● Aim: Tally the lines that include the word "this" and reply with nothing but the total.

● Data entries:
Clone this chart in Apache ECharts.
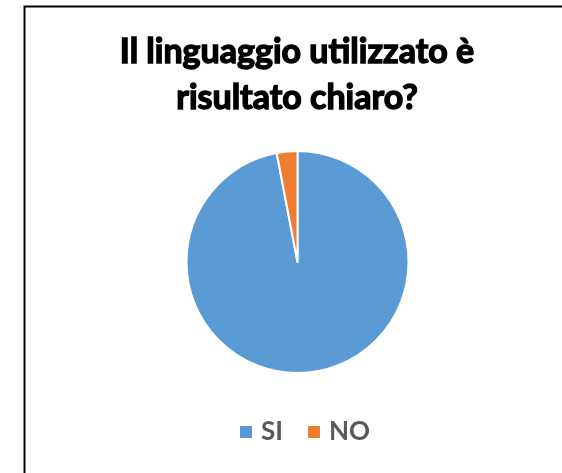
* * *
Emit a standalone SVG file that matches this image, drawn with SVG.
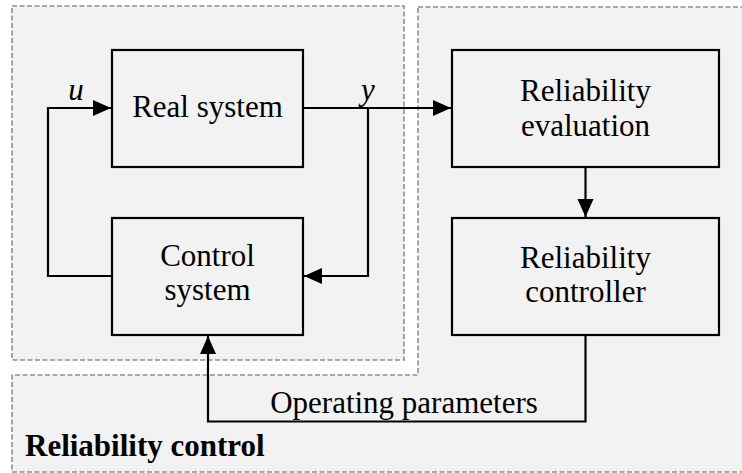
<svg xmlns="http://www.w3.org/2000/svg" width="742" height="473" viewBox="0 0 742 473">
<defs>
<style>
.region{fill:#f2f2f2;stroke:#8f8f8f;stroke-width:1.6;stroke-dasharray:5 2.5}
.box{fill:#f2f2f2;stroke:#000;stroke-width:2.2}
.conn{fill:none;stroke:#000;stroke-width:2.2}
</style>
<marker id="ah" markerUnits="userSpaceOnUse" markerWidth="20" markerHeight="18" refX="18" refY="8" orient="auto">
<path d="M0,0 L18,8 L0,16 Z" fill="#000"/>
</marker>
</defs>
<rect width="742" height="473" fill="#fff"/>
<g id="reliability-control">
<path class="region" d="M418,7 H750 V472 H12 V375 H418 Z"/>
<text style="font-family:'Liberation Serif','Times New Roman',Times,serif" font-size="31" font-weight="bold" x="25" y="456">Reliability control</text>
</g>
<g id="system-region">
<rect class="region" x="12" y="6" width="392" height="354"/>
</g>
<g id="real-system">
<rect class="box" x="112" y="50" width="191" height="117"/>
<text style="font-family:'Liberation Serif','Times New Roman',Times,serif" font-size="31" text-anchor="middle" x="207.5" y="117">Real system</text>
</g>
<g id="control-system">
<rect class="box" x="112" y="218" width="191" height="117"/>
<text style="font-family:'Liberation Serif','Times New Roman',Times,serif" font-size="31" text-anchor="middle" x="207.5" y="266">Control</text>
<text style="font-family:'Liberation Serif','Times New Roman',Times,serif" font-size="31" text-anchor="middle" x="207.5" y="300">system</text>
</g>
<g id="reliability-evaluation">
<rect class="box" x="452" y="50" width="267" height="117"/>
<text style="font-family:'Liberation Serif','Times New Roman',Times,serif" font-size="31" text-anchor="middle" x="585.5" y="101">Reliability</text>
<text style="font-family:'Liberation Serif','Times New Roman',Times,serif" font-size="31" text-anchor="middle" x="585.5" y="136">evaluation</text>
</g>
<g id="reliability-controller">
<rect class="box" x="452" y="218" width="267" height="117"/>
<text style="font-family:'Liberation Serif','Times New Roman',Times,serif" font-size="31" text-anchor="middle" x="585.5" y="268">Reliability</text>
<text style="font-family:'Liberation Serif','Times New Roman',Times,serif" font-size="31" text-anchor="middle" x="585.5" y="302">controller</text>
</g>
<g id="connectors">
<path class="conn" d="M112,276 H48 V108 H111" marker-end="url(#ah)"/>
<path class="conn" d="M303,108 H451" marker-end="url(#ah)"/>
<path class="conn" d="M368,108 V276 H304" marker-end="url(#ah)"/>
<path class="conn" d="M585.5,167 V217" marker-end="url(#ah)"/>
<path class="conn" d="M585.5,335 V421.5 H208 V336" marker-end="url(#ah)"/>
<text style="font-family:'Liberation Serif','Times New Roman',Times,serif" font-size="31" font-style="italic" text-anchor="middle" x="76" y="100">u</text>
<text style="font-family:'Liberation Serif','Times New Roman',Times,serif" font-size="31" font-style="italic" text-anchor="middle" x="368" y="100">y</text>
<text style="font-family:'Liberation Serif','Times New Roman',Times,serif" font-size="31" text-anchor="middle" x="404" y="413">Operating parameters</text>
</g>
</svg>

● Task response: 2